• THE REQUEST: Give the material once more, word for word, without any images.
- - -
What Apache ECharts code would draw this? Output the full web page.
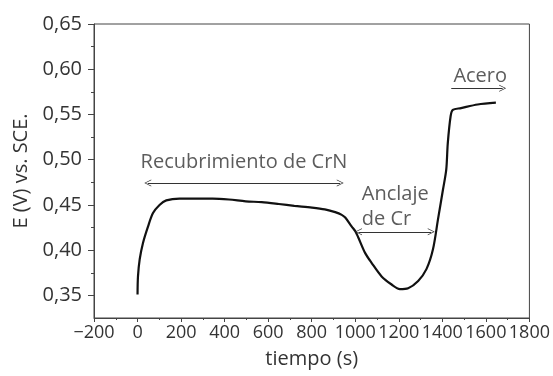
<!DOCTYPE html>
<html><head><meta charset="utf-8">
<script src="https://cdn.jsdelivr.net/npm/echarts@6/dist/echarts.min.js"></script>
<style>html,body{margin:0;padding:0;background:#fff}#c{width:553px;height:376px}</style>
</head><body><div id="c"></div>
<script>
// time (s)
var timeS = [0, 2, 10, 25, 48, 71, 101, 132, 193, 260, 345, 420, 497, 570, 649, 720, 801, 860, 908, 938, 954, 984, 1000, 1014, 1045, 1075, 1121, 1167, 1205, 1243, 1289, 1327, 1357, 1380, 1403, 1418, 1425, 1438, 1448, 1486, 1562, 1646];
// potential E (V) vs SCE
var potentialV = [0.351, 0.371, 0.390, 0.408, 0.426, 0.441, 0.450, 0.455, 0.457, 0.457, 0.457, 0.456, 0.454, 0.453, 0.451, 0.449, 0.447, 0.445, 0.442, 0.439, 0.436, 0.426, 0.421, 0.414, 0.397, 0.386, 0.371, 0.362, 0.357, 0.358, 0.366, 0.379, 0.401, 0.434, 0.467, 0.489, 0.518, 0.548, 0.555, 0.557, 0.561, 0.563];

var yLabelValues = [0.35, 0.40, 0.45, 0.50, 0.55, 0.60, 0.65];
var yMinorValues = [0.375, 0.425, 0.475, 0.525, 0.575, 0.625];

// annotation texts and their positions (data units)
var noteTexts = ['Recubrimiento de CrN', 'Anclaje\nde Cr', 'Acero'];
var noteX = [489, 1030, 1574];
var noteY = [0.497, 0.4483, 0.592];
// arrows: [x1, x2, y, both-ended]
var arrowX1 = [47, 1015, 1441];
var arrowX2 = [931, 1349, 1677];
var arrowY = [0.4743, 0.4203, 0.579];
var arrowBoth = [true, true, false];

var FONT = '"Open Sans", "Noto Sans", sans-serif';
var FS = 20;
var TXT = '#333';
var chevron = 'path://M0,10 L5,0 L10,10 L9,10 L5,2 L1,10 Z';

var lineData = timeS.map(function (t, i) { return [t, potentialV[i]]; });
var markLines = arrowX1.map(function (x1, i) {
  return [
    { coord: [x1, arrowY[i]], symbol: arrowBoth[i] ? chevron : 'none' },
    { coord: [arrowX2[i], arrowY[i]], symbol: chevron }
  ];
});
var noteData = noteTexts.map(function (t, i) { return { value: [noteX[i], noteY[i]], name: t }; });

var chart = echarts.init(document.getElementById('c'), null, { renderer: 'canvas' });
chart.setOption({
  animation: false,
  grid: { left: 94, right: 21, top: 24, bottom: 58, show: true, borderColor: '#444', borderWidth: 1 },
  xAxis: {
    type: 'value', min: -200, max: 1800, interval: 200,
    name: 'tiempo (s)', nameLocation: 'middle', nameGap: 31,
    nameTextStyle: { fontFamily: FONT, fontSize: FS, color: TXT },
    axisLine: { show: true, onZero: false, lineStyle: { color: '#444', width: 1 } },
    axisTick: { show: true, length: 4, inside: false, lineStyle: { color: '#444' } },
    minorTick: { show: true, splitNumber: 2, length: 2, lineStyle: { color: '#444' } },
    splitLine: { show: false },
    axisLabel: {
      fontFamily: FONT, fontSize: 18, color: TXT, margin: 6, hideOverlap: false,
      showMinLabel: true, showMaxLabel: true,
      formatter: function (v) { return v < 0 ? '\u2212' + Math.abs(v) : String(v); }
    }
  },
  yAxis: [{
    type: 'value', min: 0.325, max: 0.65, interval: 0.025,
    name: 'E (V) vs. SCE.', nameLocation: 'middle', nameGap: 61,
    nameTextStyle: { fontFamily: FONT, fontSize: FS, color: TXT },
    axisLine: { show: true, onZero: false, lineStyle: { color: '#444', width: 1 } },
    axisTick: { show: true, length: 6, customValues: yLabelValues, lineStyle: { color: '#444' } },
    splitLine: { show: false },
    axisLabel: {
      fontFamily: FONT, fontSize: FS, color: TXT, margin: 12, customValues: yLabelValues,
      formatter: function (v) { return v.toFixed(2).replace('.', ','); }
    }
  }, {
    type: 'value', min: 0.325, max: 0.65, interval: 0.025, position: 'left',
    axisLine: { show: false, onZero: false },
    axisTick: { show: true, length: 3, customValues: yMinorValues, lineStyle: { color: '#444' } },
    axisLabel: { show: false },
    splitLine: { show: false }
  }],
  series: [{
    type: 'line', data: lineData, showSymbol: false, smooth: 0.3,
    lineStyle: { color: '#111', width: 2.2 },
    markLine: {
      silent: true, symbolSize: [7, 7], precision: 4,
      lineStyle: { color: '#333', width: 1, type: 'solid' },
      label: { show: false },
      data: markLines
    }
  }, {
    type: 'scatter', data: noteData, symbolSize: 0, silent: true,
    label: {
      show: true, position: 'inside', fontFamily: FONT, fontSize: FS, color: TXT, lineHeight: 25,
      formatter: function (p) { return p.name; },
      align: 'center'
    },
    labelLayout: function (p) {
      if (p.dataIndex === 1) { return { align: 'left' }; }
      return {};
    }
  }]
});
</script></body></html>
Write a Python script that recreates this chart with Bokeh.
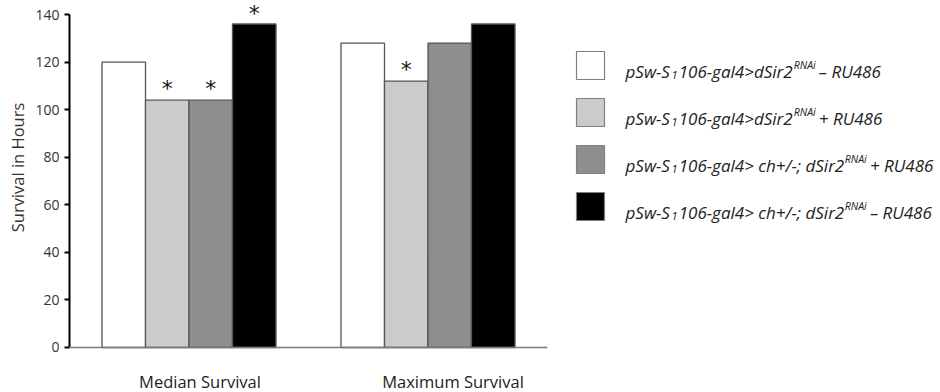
- - -
• WRITTEN REPLY:
What Apache ECharts code would draw this? Output the full web page.
<!DOCTYPE html>
<html><head><meta charset="utf-8">
<script src="https://cdn.jsdelivr.net/npm/echarts@6/dist/echarts.min.js"></script>
<style>html,body{margin:0;padding:0;background:#fff}#c{width:553px;height:376px}</style>
</head><body><div id="c"></div>
<script>
// time (s)
var timeS = [0, 2, 10, 25, 48, 71, 101, 132, 193, 260, 345, 420, 497, 570, 649, 720, 801, 860, 908, 938, 954, 984, 1000, 1014, 1045, 1075, 1121, 1167, 1205, 1243, 1289, 1327, 1357, 1380, 1403, 1418, 1425, 1438, 1448, 1486, 1562, 1646];
// potential E (V) vs SCE
var potentialV = [0.351, 0.371, 0.390, 0.408, 0.426, 0.441, 0.450, 0.455, 0.457, 0.457, 0.457, 0.456, 0.454, 0.453, 0.451, 0.449, 0.447, 0.445, 0.442, 0.439, 0.436, 0.426, 0.421, 0.414, 0.397, 0.386, 0.371, 0.362, 0.357, 0.358, 0.366, 0.379, 0.401, 0.434, 0.467, 0.489, 0.518, 0.548, 0.555, 0.557, 0.561, 0.563];

var yLabelValues = [0.35, 0.40, 0.45, 0.50, 0.55, 0.60, 0.65];
var yMinorValues = [0.375, 0.425, 0.475, 0.525, 0.575, 0.625];

// annotation texts and their positions (data units)
var noteTexts = ['Recubrimiento de CrN', 'Anclaje\nde Cr', 'Acero'];
var noteX = [489, 1030, 1574];
var noteY = [0.497, 0.4483, 0.592];
// arrows: [x1, x2, y, both-ended]
var arrowX1 = [47, 1015, 1441];
var arrowX2 = [931, 1349, 1677];
var arrowY = [0.4743, 0.4203, 0.579];
var arrowBoth = [true, true, false];

var FONT = '"Open Sans", "Noto Sans", sans-serif';
var FS = 20;
var TXT = '#333';
var chevron = 'path://M0,10 L5,0 L10,10 L9,10 L5,2 L1,10 Z';

var lineData = timeS.map(function (t, i) { return [t, potentialV[i]]; });
var markLines = arrowX1.map(function (x1, i) {
  return [
    { coord: [x1, arrowY[i]], symbol: arrowBoth[i] ? chevron : 'none' },
    { coord: [arrowX2[i], arrowY[i]], symbol: chevron }
  ];
});
var noteData = noteTexts.map(function (t, i) { return { value: [noteX[i], noteY[i]], name: t }; });

var chart = echarts.init(document.getElementById('c'), null, { renderer: 'canvas' });
chart.setOption({
  animation: false,
  grid: { left: 94, right: 21, top: 24, bottom: 58, show: true, borderColor: '#444', borderWidth: 1 },
  xAxis: {
    type: 'value', min: -200, max: 1800, interval: 200,
    name: 'tiempo (s)', nameLocation: 'middle', nameGap: 31,
    nameTextStyle: { fontFamily: FONT, fontSize: FS, color: TXT },
    axisLine: { show: true, onZero: false, lineStyle: { color: '#444', width: 1 } },
    axisTick: { show: true, length: 4, inside: false, lineStyle: { color: '#444' } },
    minorTick: { show: true, splitNumber: 2, length: 2, lineStyle: { color: '#444' } },
    splitLine: { show: false },
    axisLabel: {
      fontFamily: FONT, fontSize: 18, color: TXT, margin: 6, hideOverlap: false,
      showMinLabel: true, showMaxLabel: true,
      formatter: function (v) { return v < 0 ? '\u2212' + Math.abs(v) : String(v); }
    }
  },
  yAxis: [{
    type: 'value', min: 0.325, max: 0.65, interval: 0.025,
    name: 'E (V) vs. SCE.', nameLocation: 'middle', nameGap: 61,
    nameTextStyle: { fontFamily: FONT, fontSize: FS, color: TXT },
    axisLine: { show: true, onZero: false, lineStyle: { color: '#444', width: 1 } },
    axisTick: { show: true, length: 6, customValues: yLabelValues, lineStyle: { color: '#444' } },
    splitLine: { show: false },
    axisLabel: {
      fontFamily: FONT, fontSize: FS, color: TXT, margin: 12, customValues: yLabelValues,
      formatter: function (v) { return v.toFixed(2).replace('.', ','); }
    }
  }, {
    type: 'value', min: 0.325, max: 0.65, interval: 0.025, position: 'left',
    axisLine: { show: false, onZero: false },
    axisTick: { show: true, length: 3, customValues: yMinorValues, lineStyle: { color: '#444' } },
    axisLabel: { show: false },
    splitLine: { show: false }
  }],
  series: [{
    type: 'line', data: lineData, showSymbol: false, smooth: 0.3,
    lineStyle: { color: '#111', width: 2.2 },
    markLine: {
      silent: true, symbolSize: [7, 7], precision: 4,
      lineStyle: { color: '#333', width: 1, type: 'solid' },
      label: { show: false },
      data: markLines
    }
  }, {
    type: 'scatter', data: noteData, symbolSize: 0, silent: true,
    label: {
      show: true, position: 'inside', fontFamily: FONT, fontSize: FS, color: TXT, lineHeight: 25,
      formatter: function (p) { return p.name; },
      align: 'center'
    },
    labelLayout: function (p) {
      if (p.dataIndex === 1) { return { align: 'left' }; }
      return {};
    }
  }]
});
</script></body></html>
Write a Python script that recreates this chart with Bokeh.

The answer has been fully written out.